(Supplied material)
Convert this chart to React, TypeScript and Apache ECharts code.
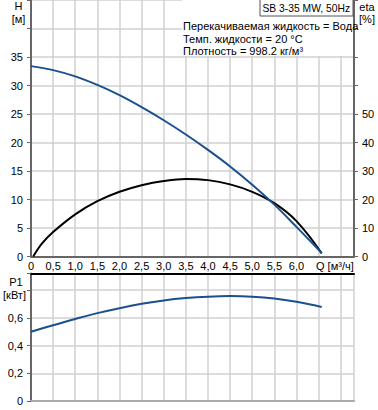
* * *
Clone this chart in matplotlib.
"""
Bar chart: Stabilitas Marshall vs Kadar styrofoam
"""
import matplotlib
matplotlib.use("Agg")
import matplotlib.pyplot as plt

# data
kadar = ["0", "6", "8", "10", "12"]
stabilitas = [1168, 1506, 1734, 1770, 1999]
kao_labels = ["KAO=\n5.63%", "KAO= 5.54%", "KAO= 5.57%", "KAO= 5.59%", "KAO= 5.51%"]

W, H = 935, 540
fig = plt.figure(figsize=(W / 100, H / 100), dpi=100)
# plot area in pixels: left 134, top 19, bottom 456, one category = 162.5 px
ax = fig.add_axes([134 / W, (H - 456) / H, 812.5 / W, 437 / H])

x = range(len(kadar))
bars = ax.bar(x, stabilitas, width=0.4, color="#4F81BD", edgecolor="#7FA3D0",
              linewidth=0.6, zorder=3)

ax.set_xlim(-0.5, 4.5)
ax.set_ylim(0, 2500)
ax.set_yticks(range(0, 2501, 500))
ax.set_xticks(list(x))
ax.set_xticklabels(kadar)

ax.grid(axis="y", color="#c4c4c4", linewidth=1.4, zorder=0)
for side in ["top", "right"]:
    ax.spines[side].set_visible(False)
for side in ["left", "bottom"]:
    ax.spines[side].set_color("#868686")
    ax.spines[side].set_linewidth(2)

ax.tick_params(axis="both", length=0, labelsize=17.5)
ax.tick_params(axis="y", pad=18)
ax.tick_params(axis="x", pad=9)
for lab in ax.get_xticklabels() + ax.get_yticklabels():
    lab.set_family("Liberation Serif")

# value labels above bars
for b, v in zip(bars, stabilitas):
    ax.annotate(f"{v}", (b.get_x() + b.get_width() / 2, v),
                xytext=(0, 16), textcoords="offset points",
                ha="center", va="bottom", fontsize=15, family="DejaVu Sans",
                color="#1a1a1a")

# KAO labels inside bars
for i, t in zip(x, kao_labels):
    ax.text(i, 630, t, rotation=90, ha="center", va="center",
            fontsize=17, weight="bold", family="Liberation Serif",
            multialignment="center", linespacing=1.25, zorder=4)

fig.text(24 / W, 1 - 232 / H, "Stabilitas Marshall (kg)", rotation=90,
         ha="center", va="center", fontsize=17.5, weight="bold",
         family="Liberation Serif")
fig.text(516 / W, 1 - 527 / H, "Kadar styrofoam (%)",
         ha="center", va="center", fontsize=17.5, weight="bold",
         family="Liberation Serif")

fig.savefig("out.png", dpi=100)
* * *
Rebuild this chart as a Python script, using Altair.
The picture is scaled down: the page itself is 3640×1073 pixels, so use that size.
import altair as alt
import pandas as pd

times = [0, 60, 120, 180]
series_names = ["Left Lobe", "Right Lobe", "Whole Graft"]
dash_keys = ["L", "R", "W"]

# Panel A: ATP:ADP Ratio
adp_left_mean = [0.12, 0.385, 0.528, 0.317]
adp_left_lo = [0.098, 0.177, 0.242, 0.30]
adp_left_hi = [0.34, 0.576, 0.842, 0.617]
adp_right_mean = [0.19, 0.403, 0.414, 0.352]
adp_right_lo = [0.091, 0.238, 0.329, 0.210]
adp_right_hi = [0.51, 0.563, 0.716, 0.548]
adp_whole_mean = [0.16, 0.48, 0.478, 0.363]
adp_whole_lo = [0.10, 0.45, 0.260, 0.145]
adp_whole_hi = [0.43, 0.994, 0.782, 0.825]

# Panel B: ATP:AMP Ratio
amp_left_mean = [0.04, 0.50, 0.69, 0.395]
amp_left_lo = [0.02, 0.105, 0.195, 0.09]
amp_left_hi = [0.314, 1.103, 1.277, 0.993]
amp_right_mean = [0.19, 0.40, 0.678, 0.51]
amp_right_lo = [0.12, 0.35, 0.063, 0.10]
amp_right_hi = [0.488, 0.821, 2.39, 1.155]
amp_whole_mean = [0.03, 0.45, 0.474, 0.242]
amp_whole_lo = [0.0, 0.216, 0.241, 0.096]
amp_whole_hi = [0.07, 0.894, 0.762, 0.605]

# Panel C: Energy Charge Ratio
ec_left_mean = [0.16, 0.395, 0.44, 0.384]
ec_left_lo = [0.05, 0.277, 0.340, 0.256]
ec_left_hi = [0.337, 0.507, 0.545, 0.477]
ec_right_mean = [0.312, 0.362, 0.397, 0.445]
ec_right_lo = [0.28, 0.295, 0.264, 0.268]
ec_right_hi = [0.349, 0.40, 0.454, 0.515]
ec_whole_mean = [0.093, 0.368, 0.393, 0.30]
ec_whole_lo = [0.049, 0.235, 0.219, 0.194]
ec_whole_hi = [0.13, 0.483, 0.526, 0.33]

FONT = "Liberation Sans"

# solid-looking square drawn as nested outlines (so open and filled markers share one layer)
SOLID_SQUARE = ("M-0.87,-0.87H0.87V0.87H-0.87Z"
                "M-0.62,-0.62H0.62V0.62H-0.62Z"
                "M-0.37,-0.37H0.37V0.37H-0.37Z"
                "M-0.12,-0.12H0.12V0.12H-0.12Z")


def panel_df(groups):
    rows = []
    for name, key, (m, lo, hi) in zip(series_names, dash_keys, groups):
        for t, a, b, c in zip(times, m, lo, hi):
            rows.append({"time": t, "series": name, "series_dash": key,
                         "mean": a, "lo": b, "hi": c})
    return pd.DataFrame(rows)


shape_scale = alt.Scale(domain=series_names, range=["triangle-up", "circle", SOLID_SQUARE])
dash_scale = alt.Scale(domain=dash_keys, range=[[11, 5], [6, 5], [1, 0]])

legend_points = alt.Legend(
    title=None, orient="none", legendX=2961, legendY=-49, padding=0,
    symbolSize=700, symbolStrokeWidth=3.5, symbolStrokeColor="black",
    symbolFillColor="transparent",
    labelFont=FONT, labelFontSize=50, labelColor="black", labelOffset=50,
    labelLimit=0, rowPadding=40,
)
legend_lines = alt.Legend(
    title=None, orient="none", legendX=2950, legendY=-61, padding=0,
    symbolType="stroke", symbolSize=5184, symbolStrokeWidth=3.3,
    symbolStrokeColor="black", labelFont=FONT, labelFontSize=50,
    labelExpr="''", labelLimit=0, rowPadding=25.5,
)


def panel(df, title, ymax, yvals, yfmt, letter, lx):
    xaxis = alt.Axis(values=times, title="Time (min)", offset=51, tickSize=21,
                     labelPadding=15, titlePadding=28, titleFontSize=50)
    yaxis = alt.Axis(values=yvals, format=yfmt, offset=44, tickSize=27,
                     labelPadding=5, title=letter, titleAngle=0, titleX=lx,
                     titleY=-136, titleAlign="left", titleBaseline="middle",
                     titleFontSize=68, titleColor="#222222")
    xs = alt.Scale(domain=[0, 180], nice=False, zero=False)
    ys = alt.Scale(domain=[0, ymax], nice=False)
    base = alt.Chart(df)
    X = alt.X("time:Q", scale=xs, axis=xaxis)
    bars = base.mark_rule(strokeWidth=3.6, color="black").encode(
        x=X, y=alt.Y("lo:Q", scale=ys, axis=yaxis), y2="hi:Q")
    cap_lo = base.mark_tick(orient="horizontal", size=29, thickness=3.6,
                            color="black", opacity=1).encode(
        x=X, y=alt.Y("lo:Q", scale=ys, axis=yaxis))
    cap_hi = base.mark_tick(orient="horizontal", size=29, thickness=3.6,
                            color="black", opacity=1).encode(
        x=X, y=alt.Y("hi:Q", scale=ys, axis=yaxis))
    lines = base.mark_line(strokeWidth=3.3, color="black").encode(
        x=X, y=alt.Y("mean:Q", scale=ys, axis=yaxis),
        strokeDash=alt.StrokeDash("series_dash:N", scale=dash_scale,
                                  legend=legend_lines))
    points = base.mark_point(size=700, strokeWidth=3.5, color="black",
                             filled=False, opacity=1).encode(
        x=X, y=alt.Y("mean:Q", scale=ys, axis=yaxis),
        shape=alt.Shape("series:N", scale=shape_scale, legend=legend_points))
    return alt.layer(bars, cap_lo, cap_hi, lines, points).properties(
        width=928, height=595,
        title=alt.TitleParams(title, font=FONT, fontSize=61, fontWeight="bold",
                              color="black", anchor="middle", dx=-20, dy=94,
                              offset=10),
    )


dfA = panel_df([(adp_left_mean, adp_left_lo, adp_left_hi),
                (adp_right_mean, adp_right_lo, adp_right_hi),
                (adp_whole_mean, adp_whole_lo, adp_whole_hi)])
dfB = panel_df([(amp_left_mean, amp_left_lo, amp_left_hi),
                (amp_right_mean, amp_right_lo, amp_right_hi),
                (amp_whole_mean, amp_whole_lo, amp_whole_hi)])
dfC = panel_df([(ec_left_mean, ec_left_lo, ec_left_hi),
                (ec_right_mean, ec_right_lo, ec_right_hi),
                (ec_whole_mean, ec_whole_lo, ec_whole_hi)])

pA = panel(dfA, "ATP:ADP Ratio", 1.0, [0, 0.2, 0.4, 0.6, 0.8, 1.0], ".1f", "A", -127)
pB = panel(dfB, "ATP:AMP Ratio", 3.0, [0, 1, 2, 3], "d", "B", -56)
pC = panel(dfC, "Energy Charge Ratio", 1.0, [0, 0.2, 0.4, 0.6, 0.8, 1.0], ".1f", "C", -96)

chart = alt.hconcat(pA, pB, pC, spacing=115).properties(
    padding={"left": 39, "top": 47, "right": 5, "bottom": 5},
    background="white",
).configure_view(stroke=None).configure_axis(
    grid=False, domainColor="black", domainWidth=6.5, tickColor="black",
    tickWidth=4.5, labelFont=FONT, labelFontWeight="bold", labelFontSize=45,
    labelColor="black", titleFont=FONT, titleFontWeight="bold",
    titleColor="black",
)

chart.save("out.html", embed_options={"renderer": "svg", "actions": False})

(Instructions for the task) Repeat exactly the lines running from the one with "The picture is" through the one with "amp_whole_hi = [0.07, 0.894, 0.762, 0.605]", both included.

(Exercise answer)
The picture is scaled down: the page itself is 3640×1073 pixels, so use that size.
import altair as alt
import pandas as pd

times = [0, 60, 120, 180]
series_names = ["Left Lobe", "Right Lobe", "Whole Graft"]
dash_keys = ["L", "R", "W"]

# Panel A: ATP:ADP Ratio
adp_left_mean = [0.12, 0.385, 0.528, 0.317]
adp_left_lo = [0.098, 0.177, 0.242, 0.30]
adp_left_hi = [0.34, 0.576, 0.842, 0.617]
adp_right_mean = [0.19, 0.403, 0.414, 0.352]
adp_right_lo = [0.091, 0.238, 0.329, 0.210]
adp_right_hi = [0.51, 0.563, 0.716, 0.548]
adp_whole_mean = [0.16, 0.48, 0.478, 0.363]
adp_whole_lo = [0.10, 0.45, 0.260, 0.145]
adp_whole_hi = [0.43, 0.994, 0.782, 0.825]

# Panel B: ATP:AMP Ratio
amp_left_mean = [0.04, 0.50, 0.69, 0.395]
amp_left_lo = [0.02, 0.105, 0.195, 0.09]
amp_left_hi = [0.314, 1.103, 1.277, 0.993]
amp_right_mean = [0.19, 0.40, 0.678, 0.51]
amp_right_lo = [0.12, 0.35, 0.063, 0.10]
amp_right_hi = [0.488, 0.821, 2.39, 1.155]
amp_whole_mean = [0.03, 0.45, 0.474, 0.242]
amp_whole_lo = [0.0, 0.216, 0.241, 0.096]
amp_whole_hi = [0.07, 0.894, 0.762, 0.605]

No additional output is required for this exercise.